No se trata de ser inconformista con el avance y aprobación del ejecutivo y el legislativo para tener una ley que declara imprescriptibles los delitos sexuales contra niños, niñas y adolescentes de forma civil y penal desde hoy en adelante. Lo aplaudo.
No obstante, ese marco legal ha sido excluyente por la existencia de un principio jurídico que rige al país en materia penal y que establece que las leyes comienzan a regir solo al momento de su entrada en vigencia, es decir, la Constitución no permite que para delitos sexuales de menores opere la retroactividad, extinguiendo la acción penal y de la pena a violadores y/o abusadores de niñas, niños y jóvenes sobrevivientes, atrapados en un silencio que no pueden ni romper ni superar mientras se establece una nueva violación: la del Estado chileno que amparará una impunidad al delito sexual de menores, haciendo cómplice de ello a toda la sociedad chilena.
Abordar este tema no ha sido fácil, legal ni culturalmente. La toma de conciencia para el cambio y la restitución de derechos y apoyos que nos permita proteger la infancia y la juventud nos ha tomado más de 50 años de acciones paralizadas por el miedo encubridor.
Por ello, es de justicia social pararse hoy del lado de los excluidos por la ley, preguntarnos ¿qué será de las vidas atrapadas de las y los infantes chilenos que nacieron en la década de los 60 en “Colonia Dignidad” y que desde el nacimiento fueron separados de sus progenitores, esclavizados, esterilizados y depredados por el bestial Schäfer?
¿Qué seguiremos haciendo frente a la impunidad de los crímenes de violencia sexual y tortura cometidos durante la dictadura cívico militar?
¿Qué resonancia social reparatoria y movilizante nos provocan las graves vulneraciones a los derechos humanos a los menores de edad más frágiles recluidos en los centros del SENAME durante los últimos 40 años?

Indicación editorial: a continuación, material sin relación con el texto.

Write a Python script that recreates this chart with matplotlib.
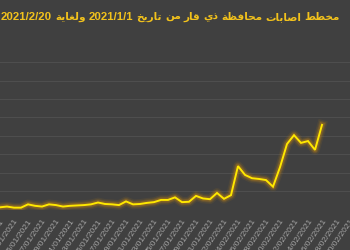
import numpy as np
import matplotlib
matplotlib.use("Agg")
import matplotlib.pyplot as plt

# daily cases, day 1 = 01/01/2021
days = list(range(1, 48))
cases = [6, 8, 5, 5, 14, 10, 8, 14, 12, 8,
         10, 11, 12, 14, 19, 15, 14, 12, 22, 14,
         15, 18, 20, 26, 26, 33, 20, 21, 37, 30,
         28, 45, 29, 39, 118, 94, 85, 83, 80, 62,
         115, 178, 202, 181, 186, 162, 230]

title_parts = ["مخطط", "اصابات", "محافظة", "ذي", "قار", "من", "تاريخ",
               "2021/1/1", "ولغاية", "2021/2/20"]

# small arabic shaper (matplotlib has no shaping / bidi)
FORMS = {
    'ا': ('\uFE8D', '\uFE8E', None, None),
    'ب': ('\uFE8F', '\uFE90', '\uFE91', '\uFE92'),
    'ة': ('\uFE93', '\uFE94', None, None),
    'ت': ('\uFE95', '\uFE96', '\uFE97', '\uFE98'),
    'ح': ('\uFEA1', '\uFEA2', '\uFEA3', '\uFEA4'),
    'خ': ('\uFEA5', '\uFEA6', '\uFEA7', '\uFEA8'),
    'ذ': ('\uFEAB', '\uFEAC', None, None),
    'ر': ('\uFEAD', '\uFEAE', None, None),
    'ص': ('\uFEB9', '\uFEBA', '\uFEBB', '\uFEBC'),
    'ط': ('\uFEC1', '\uFEC2', '\uFEC3', '\uFEC4'),
    'ظ': ('\uFEC5', '\uFEC6', '\uFEC7', '\uFEC8'),
    'غ': ('\uFECD', '\uFECE', '\uFECF', '\uFED0'),
    'ف': ('\uFED1', '\uFED2', '\uFED3', '\uFED4'),
    'ق': ('\uFED5', '\uFED6', '\uFED7', '\uFED8'),
    'ل': ('\uFEDD', '\uFEDE', '\uFEDF', '\uFEE0'),
    'م': ('\uFEE1', '\uFEE2', '\uFEE3', '\uFEE4'),
    'ن': ('\uFEE5', '\uFEE6', '\uFEE7', '\uFEE8'),
    'و': ('\uFEED', '\uFEEE', None, None),
    'ي': ('\uFEF1', '\uFEF2', '\uFEF3', '\uFEF4'),
}


def shape(word):
    if word[0] not in FORMS:
        return word
    out = []
    for i, ch in enumerate(word):
        f = FORMS[ch]
        prev = i > 0 and FORMS[word[i - 1]][2] is not None
        nxt = f[2] is not None and i < len(word) - 1
        if prev and nxt:
            out.append(f[3])
        elif prev:
            out.append(f[1])
        elif nxt:
            out.append(f[2])
        else:
            out.append(f[0])
    return "".join(reversed(out))


BG = "#404040"
TITLE_C = "#f2c21c"
fig = plt.figure(figsize=(3.5, 2.5), dpi=100, facecolor=BG)
ax = fig.add_axes([0, (250 - 209.5) / 250, 1, (209.5 - 62.3) / 250])
ax.set_facecolor(BG)

# glow under the line
for lw, a in [(7, 0.10), (5, 0.18), (3.5, 0.30)]:
    ax.plot(days, cases, color="#c8860f", lw=lw, alpha=a, solid_joinstyle="round")
ax.plot(days, cases, color="#ffe800", lw=1.4, solid_joinstyle="miter")

ax.set_xlim(3.76, 3.76 + 350 / 8.25)
ax.set_ylim(0, 400)
ax.set_yticks(np.arange(0, 401, 50))
ax.grid(axis="y", color="#4e4e4e", lw=0.8)
ax.set_axisbelow(True)
for s in ax.spines.values():
    s.set_visible(False)
ax.tick_params(axis="y", left=False, labelleft=False)

tick_days = list(range(1, 52, 2))
tick_labels = []
for d in tick_days:
    if d <= 31:
        tick_labels.append(f"{d:02d}/01/2021")
    else:
        tick_labels.append(f"{d - 31:02d}/02/2021")
ax.set_xticks(tick_days)
ax.set_xticklabels(tick_labels, rotation=55, ha="right", rotation_mode="anchor",
                   fontsize=6, color="#a6a6a6", family="Liberation Sans")
ax.tick_params(axis="x", length=0, pad=6)

# title: laid out word by word, right to left (numbers in Liberation, arabic in DejaVu)
renderer = fig.canvas.get_renderer()
num_size = 8.2
right_px, left_px, gap_px, y_px = 340.0, 0.5, 3.0, 17.0


def word_width(txt, size, fam):
    t = fig.text(0, 0, txt, fontsize=size, fontweight="bold", family=fam)
    w = t.get_window_extent(renderer).width
    t.remove()
    return w


words = []
for w in title_parts:
    is_num = w[0] not in FORMS
    fam = ["Liberation Sans"] if is_num else ["DejaVu Sans"]
    words.append((shape(w), is_num, fam))

num_w = sum(word_width(t, num_size, f) for t, n, f in words if n)
ar_w10 = sum(word_width(t, 10, f) for t, n, f in words if not n)
avail = right_px - left_px - gap_px * (len(words) - 1) - num_w
ar_size = 10 * avail / ar_w10

x = right_px
for txt, is_num, fam in words:
    size = num_size if is_num else ar_size
    t = fig.text(x / 350, 1 - y_px / 250, txt, ha="right", va="center", color=TITLE_C,
                 fontsize=size, fontweight="bold", family=fam)
    x -= t.get_window_extent(renderer).width + gap_px

fig.savefig("out.png", dpi=100, facecolor=BG)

Seguramente nadie quiere que ese imaginario sea parte del horizonte nacional, pero sigue ocurriendo.
Desde el año 2012 se han develado las miserias de la curia chilena visibilizando décadas de abusos a menores y jóvenes, y por si ello fuera poco, hoy existen datos de más de 12.267 niños, niñas y adolescentes chilenos que han sufrido violación y abusos sexuales entre los años 2012 y 2016, donde se estima un 70 % de casos no denunciados, muchos de ellos ocurridos al interior de lo más protector que tiene la sociedad: la familia, la escuela y la universidad.
Ahora bien, la existencia de información médica sobre secuelas traumáticas y agresiones sostenidas en el tiempo permiten saber que el silencio de la víctima es la libertad del depredador, lo cual hace preciso avanzar hacia la consideración de la jurisprudencia internacional, de que los delitos sexuales hacia menores y jóvenes constituyen crímenes de lesa humanidad y en consecuencia debiesen ser retroactivos con el fin de restituir la dignidad intrínseca de la persona humana, asegurándoles la protección jurídica como parte de la reparación y de las condiciones inclusivas que podemos otorgarles como sociedad hasta cuando puedan romper el silencio.
La gravedad de esta violencia nos obliga a proteger y reparar en el tiempo las vidas de niñas, niños y jóvenes que hoy son adultos, no podemos postergarla por la existencia de un principio jurídico que no se hace cargo del inaplazable cambio cultural que se le demanda a la institucionalidad judicial ni menos hacer responsable al Estado y a toda la sociedad chilena en su obrar por una Constitución arcaica que desampara y no se ajusta a los tiempos.
La retroactividad para los delitos sexuales es un imperativo de este siglo para este país. Si no me cree, cuente las víctimas.